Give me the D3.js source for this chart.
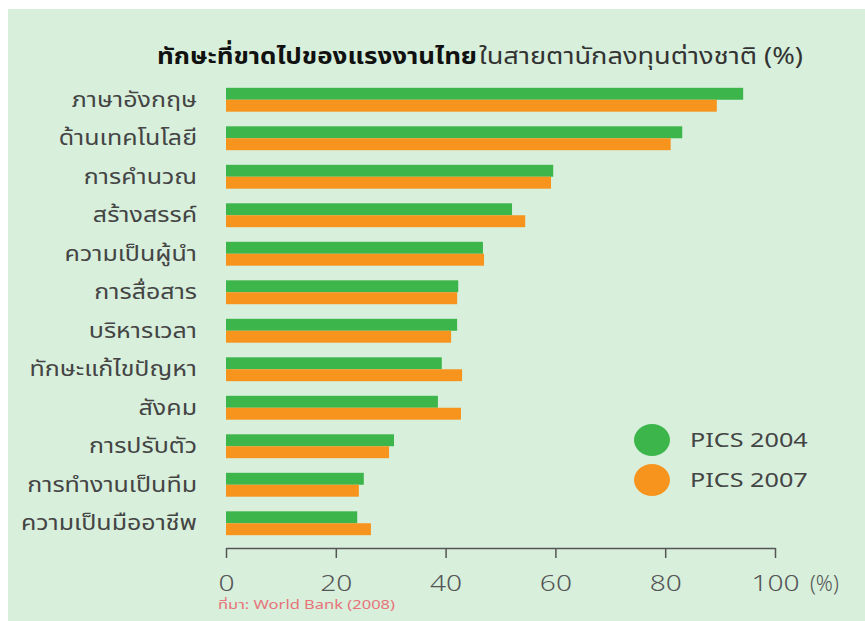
<!DOCTYPE html>
<html>
<head>
<meta charset="utf-8">
<script src="https://cdn.jsdelivr.net/npm/d3@7"></script>
<style>
  body { margin: 0; background: #fff; }
  text { font-family: "Noto Sans Thai", "Noto Sans", "DejaVu Sans", sans-serif; }
</style>
</head>
<body>
<div id="chart"></div>
<script>
const skills = ["ภาษาอังกฤษ", "ด้านเทคโนโลยี", "การคำนวณ", "สร้างสรรค์", "ความเป็นผู้นำ",
  "การสื่อสาร", "บริหารเวลา", "ทักษะแก้ไขปัญหา", "สังคม", "การปรับตัว",
  "การทำงานเป็นทีม", "ความเป็นมืออาชีพ"];
const pics2004 = [94.2, 83.1, 59.6, 52.1, 46.8, 42.3, 42.1, 39.3, 38.6, 30.6, 25.1, 23.9];
const pics2007 = [89.4, 81.0, 59.2, 54.5, 47.0, 42.1, 41.0, 43.0, 42.8, 29.7, 24.2, 26.4];
const seriesNames = ["PICS 2004", "PICS 2007"];
const colors = ["#3cb54a", "#f7941d"];
const xTicks = [0, 20, 40, 60, 80, 100];

const W = 865, H = 621;

const svg = d3.select("#chart")
  .append("svg")
    .attr("width", W)
    .attr("height", H);

// background panel
svg.append("rect")
  .attr("x", 8)
  .attr("y", 9)
  .attr("width", W - 8)
  .attr("height", H - 9)
  .attr("fill", "#d7efdb");

// title (the original font is wide, so stretch to its width)
svg.append("text")
  .attr("x", 157)
  .attr("y", 64)
  .attr("font-size", 23)
  .attr("font-weight", "bold")
  .attr("fill", "#111")
  .attr("textLength", 320)
  .attr("lengthAdjust", "spacingAndGlyphs")
  .text("ทักษะที่ขาดไปของแรงงานไทย");
svg.append("text")
  .attr("x", 479)
  .attr("y", 64)
  .attr("font-size", 23)
  .attr("fill", "#333")
  .attr("textLength", 324)
  .attr("lengthAdjust", "spacingAndGlyphs")
  .text("ในสายตานักลงทุนต่างชาติ (%)");

const x = d3.scaleLinear()
  .domain([0, 100])
  .range([226, 775]);

const y = d3.scaleBand()
  .domain(skills)
  .range([80.5, 542.5])
  .paddingInner(0.38)
  .paddingOuter(0.19);

const y2 = d3.scaleBand()
  .domain([0, 1])
  .range([0, y.bandwidth()]);

// bars
const rows = svg.selectAll("g.row")
  .data(skills)
  .enter()
  .append("g")
    .attr("class", "row")
    .attr("transform", d => "translate(0," + y(d) + ")");

rows.selectAll("rect")
  .data((d, i) => [pics2004[i], pics2007[i]])
  .enter()
  .append("rect")
    .attr("x", x(0))
    .attr("y", (d, j) => y2(j))
    .attr("width", d => x(d) - x(0))
    .attr("height", y2.bandwidth())
    .attr("fill", (d, j) => colors[j]);

// category labels
svg.selectAll("text.cat")
  .data(skills)
  .enter()
  .append("text")
    .attr("class", "cat")
    .attr("transform", d => "translate(197," + (y(d) + y.bandwidth() / 2) + ") scale(1.22,1)")
    .attr("dy", "0.35em")
    .attr("text-anchor", "end")
    .attr("font-size", 20.5)
    .attr("fill", "#444")
    .text(d => d);

// x axis
const axis = svg.append("g")
  .attr("transform", "translate(0,548)")
  .call(d3.axisBottom(x).tickValues(xTicks).tickSize(10).tickSizeOuter(0).tickPadding(0));
axis.select(".domain").attr("stroke", "#555").attr("stroke-width", 1.5);
axis.selectAll(".tick line").attr("stroke", "#555").attr("stroke-width", 1.5);
axis.selectAll(".tick text")
  .attr("y", null)
  .attr("dy", null)
  .attr("transform", "translate(0,43) scale(1.28,1)")
  .attr("font-size", 22)
  .attr("fill", "#555")
  .style("font-family", "'Noto Sans', sans-serif")
  .style("font-weight", 300);

svg.append("text")
  .attr("transform", "translate(810,591)")
  .attr("font-size", 21)
  .attr("fill", "#555")
  .style("font-family", "'Noto Sans', sans-serif")
  .style("font-weight", 300)
  .text("(%)");

// source
svg.append("text")
  .attr("x", 218)
  .attr("y", 609)
  .attr("font-size", 12)
  .attr("fill", "#e8737a")
  .attr("textLength", 177)
  .attr("lengthAdjust", "spacingAndGlyphs")
  .text("ที่มา: World Bank (2008)");

// legend
const legend = svg.selectAll("g.leg")
  .data(seriesNames)
  .enter()
  .append("g")
    .attr("class", "leg")
    .attr("transform", (d, i) => "translate(652," + (440 + i * 40) + ")");

legend.append("ellipse")
  .attr("rx", 18)
  .attr("ry", 16)
  .attr("fill", (d, i) => colors[i]);

legend.append("text")
  .attr("transform", "translate(38,0) scale(1.23,1)")
  .attr("dy", "0.35em")
  .attr("font-size", 20.5)
  .attr("fill", "#444")
  .style("font-family", "'Noto Sans', sans-serif")
  .text(d => d);
</script>
</body>
</html>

━━━━━━━━━━━━━━━━

## PROBLEM TO WORK ON
Each line containing "chart" counts once; state the total number of such lines and nothing else.

## SOLUTION
3